** START INPUT DATA **

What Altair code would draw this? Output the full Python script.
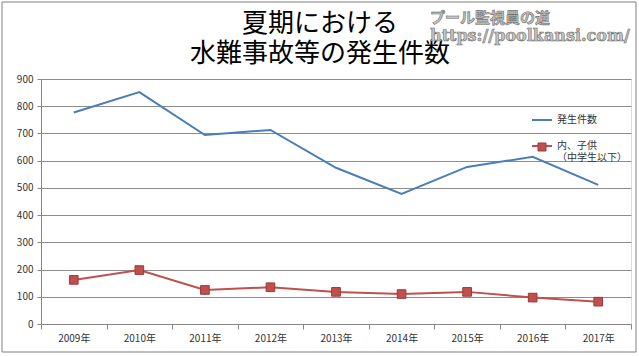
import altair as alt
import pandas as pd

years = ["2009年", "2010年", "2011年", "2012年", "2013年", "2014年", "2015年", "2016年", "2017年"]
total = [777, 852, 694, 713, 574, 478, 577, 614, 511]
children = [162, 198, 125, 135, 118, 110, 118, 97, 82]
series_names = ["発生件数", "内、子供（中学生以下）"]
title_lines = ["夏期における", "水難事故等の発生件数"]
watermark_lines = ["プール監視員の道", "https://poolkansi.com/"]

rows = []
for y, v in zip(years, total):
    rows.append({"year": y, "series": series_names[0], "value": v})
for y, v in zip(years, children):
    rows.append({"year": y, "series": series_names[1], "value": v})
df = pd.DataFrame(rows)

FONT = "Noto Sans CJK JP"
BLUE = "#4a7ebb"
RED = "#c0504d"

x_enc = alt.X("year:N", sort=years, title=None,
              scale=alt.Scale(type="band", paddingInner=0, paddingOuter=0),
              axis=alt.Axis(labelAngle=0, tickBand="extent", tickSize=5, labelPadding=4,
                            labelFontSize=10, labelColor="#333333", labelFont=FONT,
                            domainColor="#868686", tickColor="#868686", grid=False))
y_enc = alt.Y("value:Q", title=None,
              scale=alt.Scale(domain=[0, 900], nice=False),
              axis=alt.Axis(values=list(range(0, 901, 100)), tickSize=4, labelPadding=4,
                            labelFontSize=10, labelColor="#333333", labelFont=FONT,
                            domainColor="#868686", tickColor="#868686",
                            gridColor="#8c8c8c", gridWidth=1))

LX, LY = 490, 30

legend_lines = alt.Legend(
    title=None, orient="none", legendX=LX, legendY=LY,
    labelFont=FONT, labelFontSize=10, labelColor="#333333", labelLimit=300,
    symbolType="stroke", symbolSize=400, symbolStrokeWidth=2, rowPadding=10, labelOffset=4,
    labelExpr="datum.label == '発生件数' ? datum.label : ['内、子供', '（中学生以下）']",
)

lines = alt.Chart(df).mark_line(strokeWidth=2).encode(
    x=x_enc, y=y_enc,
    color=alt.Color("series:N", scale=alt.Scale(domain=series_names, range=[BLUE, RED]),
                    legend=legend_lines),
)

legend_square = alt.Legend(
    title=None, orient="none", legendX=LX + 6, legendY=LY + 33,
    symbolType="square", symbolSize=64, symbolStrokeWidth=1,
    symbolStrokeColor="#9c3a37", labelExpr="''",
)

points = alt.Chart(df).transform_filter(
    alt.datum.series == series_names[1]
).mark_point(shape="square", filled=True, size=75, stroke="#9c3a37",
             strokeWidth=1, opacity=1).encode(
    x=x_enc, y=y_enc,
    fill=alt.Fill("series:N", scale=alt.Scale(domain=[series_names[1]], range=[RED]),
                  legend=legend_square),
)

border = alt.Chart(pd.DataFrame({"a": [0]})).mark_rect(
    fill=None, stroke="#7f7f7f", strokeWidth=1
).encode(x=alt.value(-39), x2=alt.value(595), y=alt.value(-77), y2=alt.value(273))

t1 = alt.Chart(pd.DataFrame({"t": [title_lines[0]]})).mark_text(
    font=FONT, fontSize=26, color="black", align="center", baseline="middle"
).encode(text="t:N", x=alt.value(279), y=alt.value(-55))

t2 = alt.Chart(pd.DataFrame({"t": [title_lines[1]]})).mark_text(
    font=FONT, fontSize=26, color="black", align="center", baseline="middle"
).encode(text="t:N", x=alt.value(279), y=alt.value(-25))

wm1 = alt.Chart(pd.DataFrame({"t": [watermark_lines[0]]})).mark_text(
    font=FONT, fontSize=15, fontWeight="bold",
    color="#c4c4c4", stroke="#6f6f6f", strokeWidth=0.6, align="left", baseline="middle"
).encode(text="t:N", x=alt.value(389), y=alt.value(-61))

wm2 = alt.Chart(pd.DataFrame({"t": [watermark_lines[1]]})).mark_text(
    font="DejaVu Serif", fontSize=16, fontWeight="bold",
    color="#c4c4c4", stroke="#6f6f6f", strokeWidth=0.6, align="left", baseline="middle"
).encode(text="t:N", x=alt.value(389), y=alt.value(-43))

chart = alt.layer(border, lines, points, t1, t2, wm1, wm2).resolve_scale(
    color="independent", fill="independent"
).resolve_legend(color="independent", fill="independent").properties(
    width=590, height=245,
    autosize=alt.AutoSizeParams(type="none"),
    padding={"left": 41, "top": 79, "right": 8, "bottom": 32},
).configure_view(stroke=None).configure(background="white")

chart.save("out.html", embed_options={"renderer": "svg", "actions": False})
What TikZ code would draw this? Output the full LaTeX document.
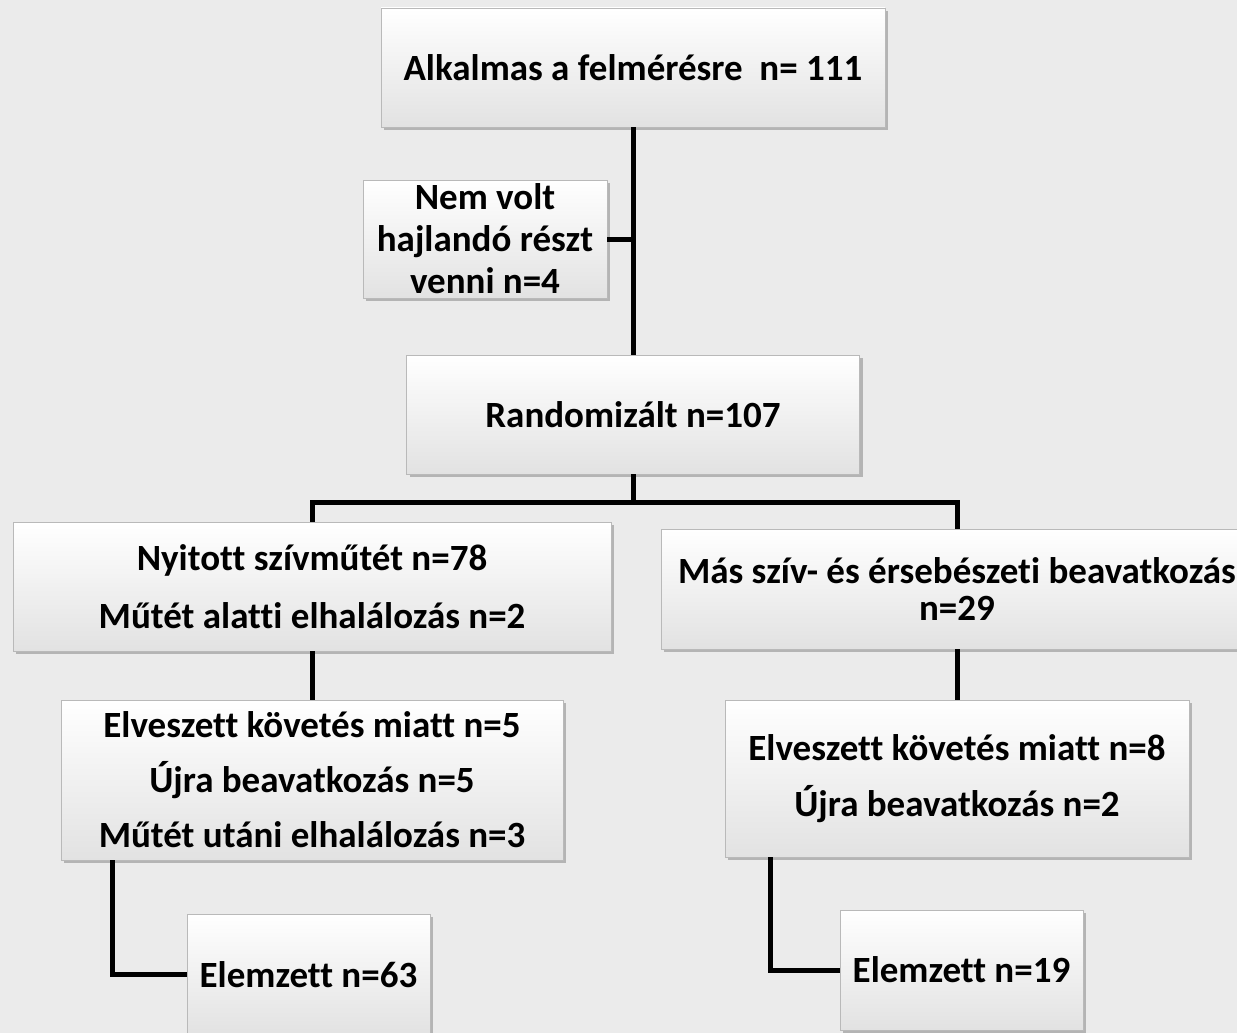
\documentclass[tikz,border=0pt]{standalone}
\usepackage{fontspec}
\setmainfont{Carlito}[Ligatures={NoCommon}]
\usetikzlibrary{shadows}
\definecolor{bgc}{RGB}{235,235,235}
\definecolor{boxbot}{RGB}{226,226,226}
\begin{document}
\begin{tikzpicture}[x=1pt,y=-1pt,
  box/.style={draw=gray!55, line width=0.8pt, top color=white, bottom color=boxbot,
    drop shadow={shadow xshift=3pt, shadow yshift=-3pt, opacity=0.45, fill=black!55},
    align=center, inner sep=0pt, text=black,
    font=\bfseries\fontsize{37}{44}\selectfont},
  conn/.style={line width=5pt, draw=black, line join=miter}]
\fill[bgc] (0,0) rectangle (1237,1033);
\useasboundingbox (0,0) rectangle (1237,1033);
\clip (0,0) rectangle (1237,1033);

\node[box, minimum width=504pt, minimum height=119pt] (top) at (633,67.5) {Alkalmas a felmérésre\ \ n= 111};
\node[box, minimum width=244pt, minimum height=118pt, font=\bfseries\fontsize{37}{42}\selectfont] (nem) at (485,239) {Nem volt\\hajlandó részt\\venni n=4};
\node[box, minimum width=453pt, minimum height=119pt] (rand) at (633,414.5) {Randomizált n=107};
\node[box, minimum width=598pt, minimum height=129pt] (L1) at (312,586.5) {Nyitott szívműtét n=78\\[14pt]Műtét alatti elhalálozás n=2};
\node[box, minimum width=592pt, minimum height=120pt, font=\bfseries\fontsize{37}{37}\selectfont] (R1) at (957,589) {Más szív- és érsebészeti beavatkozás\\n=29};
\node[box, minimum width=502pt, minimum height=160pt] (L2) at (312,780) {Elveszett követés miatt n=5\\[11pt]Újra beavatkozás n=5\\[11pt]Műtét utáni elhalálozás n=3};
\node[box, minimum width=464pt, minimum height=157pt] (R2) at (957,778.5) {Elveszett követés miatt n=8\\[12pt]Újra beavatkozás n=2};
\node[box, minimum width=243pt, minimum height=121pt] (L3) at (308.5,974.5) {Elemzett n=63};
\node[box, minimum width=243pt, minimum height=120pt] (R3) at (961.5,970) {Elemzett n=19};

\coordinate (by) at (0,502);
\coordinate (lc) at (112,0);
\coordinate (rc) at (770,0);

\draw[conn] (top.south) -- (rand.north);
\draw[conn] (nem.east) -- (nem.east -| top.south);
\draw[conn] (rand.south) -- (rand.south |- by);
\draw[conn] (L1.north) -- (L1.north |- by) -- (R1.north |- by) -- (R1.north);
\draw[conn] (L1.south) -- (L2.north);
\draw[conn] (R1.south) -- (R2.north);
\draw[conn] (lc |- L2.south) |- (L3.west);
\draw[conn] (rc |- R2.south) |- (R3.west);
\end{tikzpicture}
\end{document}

** END INPUT DATA **
** START INPUT DATA **

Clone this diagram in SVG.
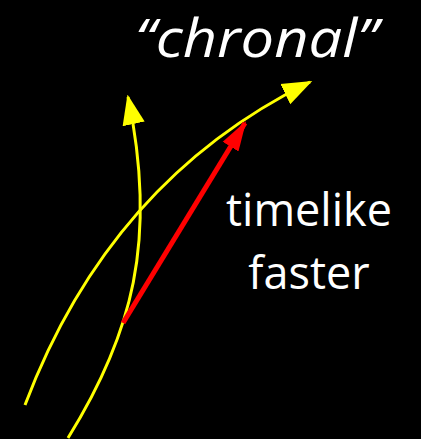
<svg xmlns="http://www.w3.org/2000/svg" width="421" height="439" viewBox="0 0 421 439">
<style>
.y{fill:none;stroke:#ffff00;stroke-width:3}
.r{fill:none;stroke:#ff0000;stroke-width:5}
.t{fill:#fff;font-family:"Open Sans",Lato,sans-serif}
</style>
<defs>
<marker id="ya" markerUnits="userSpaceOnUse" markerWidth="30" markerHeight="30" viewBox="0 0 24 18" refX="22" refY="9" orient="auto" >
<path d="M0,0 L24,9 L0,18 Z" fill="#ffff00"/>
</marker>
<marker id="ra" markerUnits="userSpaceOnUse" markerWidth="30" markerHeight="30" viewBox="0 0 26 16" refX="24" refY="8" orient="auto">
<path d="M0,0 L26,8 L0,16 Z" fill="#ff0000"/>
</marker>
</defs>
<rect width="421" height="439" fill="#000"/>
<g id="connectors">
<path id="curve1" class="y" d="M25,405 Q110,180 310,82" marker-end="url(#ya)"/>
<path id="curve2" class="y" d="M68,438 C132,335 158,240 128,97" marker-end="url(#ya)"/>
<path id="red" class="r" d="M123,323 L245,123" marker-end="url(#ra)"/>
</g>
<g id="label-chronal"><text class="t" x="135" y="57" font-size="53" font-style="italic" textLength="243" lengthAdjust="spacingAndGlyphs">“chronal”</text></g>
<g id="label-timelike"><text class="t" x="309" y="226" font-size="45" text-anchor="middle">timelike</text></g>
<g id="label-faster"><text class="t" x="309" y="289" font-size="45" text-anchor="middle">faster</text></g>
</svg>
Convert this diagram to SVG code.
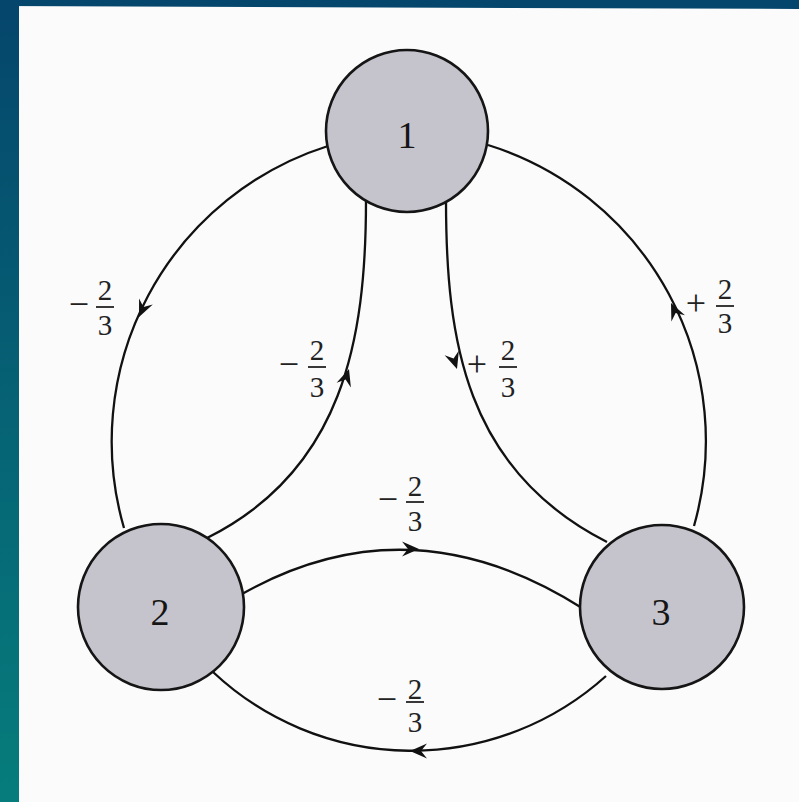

** END INPUT DATA **

PROBLEM DESCRIPTION — Do not copy any pictures. Retype exactly the stretch from the line with "Clone this diagram in SVG." through the line with "Convert this diagram to SVG code.".

THE RESPONSE —
Clone this diagram in SVG.
<svg xmlns="http://www.w3.org/2000/svg" width="421" height="439" viewBox="0 0 421 439">
<style>
.y{fill:none;stroke:#ffff00;stroke-width:3}
.r{fill:none;stroke:#ff0000;stroke-width:5}
.t{fill:#fff;font-family:"Open Sans",Lato,sans-serif}
</style>
<defs>
<marker id="ya" markerUnits="userSpaceOnUse" markerWidth="30" markerHeight="30" viewBox="0 0 24 18" refX="22" refY="9" orient="auto" >
<path d="M0,0 L24,9 L0,18 Z" fill="#ffff00"/>
</marker>
<marker id="ra" markerUnits="userSpaceOnUse" markerWidth="30" markerHeight="30" viewBox="0 0 26 16" refX="24" refY="8" orient="auto">
<path d="M0,0 L26,8 L0,16 Z" fill="#ff0000"/>
</marker>
</defs>
<rect width="421" height="439" fill="#000"/>
<g id="connectors">
<path id="curve1" class="y" d="M25,405 Q110,180 310,82" marker-end="url(#ya)"/>
<path id="curve2" class="y" d="M68,438 C132,335 158,240 128,97" marker-end="url(#ya)"/>
<path id="red" class="r" d="M123,323 L245,123" marker-end="url(#ra)"/>
</g>
<g id="label-chronal"><text class="t" x="135" y="57" font-size="53" font-style="italic" textLength="243" lengthAdjust="spacingAndGlyphs">“chronal”</text></g>
<g id="label-timelike"><text class="t" x="309" y="226" font-size="45" text-anchor="middle">timelike</text></g>
<g id="label-faster"><text class="t" x="309" y="289" font-size="45" text-anchor="middle">faster</text></g>
</svg>
Convert this diagram to SVG code.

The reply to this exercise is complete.